> [YOUR INSTRUCTIONS]
For this exercise, output only the lines between the "Write a web" line and the "const cx = d => x(d)+x.bandwidth()/2+1;" line, both of them included, and skip all pictures.

Records with drawing code:

════════════════

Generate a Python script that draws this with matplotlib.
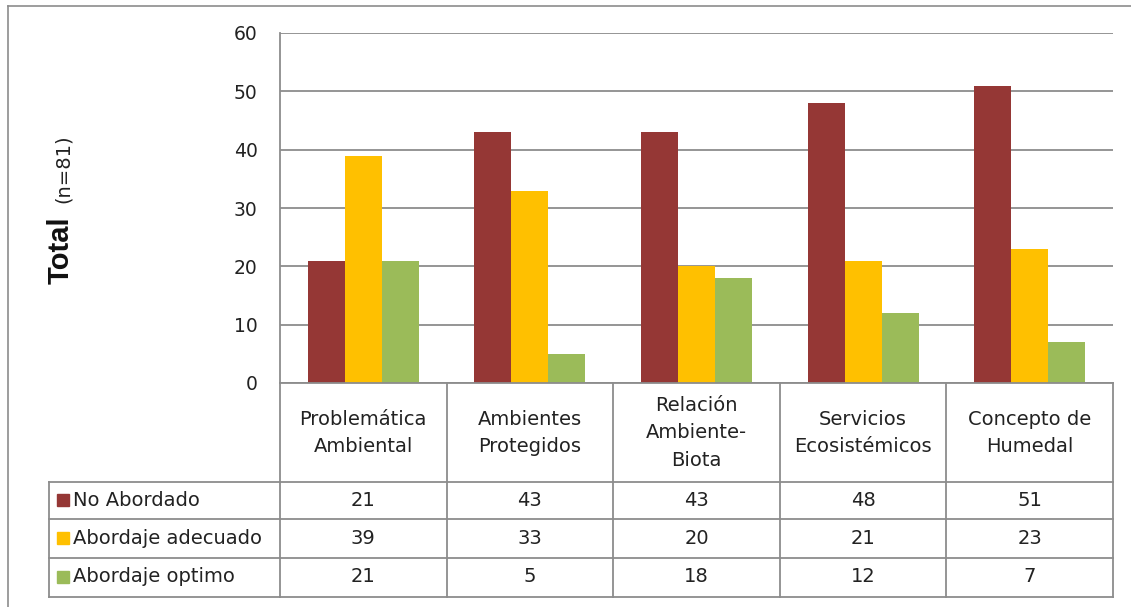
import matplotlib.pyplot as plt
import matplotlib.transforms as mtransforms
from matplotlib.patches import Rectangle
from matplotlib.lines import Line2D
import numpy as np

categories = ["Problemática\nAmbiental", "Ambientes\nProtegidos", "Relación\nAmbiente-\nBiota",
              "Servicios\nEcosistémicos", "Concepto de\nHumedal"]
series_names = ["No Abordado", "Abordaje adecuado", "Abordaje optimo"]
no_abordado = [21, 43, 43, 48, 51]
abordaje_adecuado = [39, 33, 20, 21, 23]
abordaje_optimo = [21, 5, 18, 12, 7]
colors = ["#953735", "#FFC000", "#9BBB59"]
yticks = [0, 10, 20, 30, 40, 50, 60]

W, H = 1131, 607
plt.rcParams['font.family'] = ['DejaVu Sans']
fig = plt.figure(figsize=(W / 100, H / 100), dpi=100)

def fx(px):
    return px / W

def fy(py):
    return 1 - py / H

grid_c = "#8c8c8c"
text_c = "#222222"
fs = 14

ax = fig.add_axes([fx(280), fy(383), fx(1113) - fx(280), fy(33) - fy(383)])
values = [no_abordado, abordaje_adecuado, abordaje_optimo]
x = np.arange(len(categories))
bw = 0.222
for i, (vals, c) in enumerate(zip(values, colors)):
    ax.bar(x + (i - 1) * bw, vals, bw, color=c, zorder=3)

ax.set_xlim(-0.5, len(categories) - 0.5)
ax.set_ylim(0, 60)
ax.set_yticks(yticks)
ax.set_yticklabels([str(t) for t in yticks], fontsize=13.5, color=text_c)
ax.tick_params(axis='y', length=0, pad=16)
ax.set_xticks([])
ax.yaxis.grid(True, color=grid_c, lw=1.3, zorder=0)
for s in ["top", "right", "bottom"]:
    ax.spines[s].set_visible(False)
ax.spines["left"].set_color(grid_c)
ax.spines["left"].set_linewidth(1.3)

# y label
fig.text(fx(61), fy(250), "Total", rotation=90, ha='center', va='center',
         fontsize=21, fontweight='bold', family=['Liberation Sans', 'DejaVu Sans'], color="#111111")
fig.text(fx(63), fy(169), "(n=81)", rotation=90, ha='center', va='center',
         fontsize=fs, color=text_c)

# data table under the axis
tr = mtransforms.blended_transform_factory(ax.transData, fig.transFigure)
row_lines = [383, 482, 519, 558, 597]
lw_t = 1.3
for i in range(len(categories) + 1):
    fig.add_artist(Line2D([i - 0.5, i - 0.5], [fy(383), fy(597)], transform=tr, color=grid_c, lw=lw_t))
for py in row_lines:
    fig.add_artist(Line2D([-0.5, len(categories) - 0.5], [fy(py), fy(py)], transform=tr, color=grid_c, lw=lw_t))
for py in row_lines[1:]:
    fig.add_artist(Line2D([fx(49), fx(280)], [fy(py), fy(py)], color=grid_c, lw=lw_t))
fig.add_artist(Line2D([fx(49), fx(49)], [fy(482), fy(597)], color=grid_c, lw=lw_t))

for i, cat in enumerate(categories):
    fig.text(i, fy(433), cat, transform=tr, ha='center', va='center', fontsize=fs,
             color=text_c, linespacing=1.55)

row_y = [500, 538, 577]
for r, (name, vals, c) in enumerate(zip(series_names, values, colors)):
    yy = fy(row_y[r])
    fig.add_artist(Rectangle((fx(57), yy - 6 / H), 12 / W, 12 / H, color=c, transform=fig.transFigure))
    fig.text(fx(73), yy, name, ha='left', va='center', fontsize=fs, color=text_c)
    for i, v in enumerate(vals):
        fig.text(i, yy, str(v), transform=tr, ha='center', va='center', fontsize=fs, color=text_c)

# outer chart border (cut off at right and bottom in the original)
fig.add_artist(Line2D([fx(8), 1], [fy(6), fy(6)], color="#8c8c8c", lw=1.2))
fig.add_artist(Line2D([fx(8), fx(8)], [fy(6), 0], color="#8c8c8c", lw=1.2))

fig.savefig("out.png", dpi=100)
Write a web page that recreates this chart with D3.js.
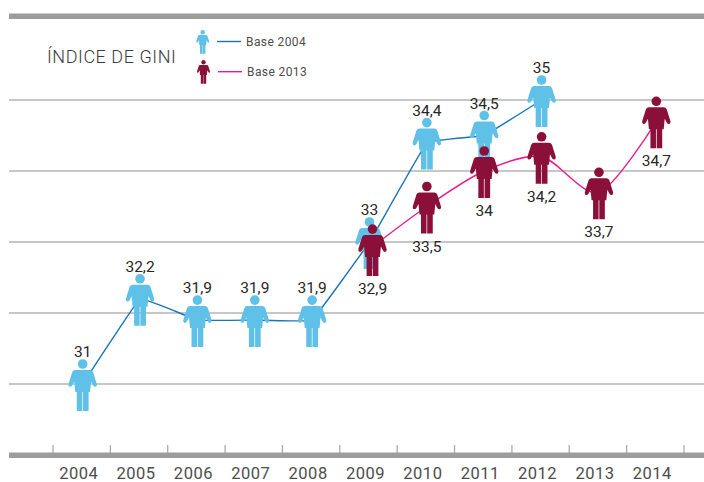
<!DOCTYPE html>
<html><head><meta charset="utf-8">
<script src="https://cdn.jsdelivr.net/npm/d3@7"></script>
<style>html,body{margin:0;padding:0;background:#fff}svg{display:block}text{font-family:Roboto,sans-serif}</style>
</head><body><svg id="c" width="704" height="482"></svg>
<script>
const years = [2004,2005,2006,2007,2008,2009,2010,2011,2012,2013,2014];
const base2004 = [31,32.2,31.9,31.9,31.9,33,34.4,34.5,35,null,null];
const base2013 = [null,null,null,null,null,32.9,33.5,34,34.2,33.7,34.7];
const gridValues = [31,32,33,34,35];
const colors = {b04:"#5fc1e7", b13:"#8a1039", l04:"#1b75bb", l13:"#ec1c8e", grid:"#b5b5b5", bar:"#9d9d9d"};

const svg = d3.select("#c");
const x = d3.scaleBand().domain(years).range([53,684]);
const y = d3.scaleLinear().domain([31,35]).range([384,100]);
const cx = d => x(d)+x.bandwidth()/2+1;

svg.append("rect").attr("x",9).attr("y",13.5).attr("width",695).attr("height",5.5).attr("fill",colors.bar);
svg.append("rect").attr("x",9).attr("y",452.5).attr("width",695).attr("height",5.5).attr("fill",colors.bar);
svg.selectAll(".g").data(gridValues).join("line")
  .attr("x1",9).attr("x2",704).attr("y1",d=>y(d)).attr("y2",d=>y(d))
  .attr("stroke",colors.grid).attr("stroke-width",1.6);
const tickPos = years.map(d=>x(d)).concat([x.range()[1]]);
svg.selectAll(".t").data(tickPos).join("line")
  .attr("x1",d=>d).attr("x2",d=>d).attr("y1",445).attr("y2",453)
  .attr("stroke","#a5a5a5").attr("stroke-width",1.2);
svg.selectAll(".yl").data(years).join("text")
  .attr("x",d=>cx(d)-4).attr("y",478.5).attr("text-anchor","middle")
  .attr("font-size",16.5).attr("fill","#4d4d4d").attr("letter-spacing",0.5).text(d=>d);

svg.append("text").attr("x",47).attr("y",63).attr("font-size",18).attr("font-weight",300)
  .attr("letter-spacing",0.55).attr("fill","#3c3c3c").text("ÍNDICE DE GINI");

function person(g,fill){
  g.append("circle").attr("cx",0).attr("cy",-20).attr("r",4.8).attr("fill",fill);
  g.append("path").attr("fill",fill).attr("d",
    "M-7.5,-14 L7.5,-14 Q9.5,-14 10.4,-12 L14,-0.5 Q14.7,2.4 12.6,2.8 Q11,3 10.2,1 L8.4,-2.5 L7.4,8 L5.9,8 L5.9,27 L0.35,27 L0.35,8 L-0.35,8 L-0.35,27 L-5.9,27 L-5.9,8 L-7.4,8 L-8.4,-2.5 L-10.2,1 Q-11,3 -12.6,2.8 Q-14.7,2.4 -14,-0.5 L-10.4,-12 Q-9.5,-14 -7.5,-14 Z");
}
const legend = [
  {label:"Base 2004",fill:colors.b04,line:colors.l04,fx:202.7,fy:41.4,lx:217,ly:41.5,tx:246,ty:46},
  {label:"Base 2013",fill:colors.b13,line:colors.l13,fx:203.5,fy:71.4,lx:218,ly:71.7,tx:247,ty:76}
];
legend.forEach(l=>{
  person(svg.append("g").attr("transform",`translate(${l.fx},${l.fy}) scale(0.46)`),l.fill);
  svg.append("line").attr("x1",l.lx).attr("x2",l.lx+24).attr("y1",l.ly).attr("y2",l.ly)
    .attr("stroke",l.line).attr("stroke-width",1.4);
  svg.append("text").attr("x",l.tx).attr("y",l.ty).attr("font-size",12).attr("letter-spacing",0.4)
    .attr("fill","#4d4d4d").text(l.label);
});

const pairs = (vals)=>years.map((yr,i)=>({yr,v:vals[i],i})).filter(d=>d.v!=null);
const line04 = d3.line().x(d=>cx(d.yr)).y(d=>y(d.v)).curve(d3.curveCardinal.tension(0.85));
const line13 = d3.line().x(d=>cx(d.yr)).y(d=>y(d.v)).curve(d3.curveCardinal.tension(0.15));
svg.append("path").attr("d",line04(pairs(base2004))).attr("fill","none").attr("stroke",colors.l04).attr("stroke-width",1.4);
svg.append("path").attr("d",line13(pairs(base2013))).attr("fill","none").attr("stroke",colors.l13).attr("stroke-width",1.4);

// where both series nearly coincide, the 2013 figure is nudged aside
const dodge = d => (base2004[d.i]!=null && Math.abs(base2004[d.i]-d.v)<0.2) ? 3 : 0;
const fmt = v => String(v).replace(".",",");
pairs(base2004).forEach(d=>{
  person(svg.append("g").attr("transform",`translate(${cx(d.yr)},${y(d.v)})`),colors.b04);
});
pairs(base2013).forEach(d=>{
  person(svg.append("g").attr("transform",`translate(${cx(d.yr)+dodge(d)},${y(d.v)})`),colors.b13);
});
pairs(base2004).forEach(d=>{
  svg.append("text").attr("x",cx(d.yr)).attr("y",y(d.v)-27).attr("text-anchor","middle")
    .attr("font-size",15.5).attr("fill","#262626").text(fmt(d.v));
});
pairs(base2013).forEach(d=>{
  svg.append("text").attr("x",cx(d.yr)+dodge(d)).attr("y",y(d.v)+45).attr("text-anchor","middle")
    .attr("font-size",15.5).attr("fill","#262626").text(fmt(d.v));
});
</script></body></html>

════════════════

> [REPLY]
Write a web page that recreates this chart with D3.js.
<!DOCTYPE html>
<html><head><meta charset="utf-8">
<script src="https://cdn.jsdelivr.net/npm/d3@7"></script>
<style>html,body{margin:0;padding:0;background:#fff}svg{display:block}text{font-family:Roboto,sans-serif}</style>
</head><body><svg id="c" width="704" height="482"></svg>
<script>
const years = [2004,2005,2006,2007,2008,2009,2010,2011,2012,2013,2014];
const base2004 = [31,32.2,31.9,31.9,31.9,33,34.4,34.5,35,null,null];
const base2013 = [null,null,null,null,null,32.9,33.5,34,34.2,33.7,34.7];
const gridValues = [31,32,33,34,35];
const colors = {b04:"#5fc1e7", b13:"#8a1039", l04:"#1b75bb", l13:"#ec1c8e", grid:"#b5b5b5", bar:"#9d9d9d"};

const svg = d3.select("#c");
const x = d3.scaleBand().domain(years).range([53,684]);
const y = d3.scaleLinear().domain([31,35]).range([384,100]);
const cx = d => x(d)+x.bandwidth()/2+1;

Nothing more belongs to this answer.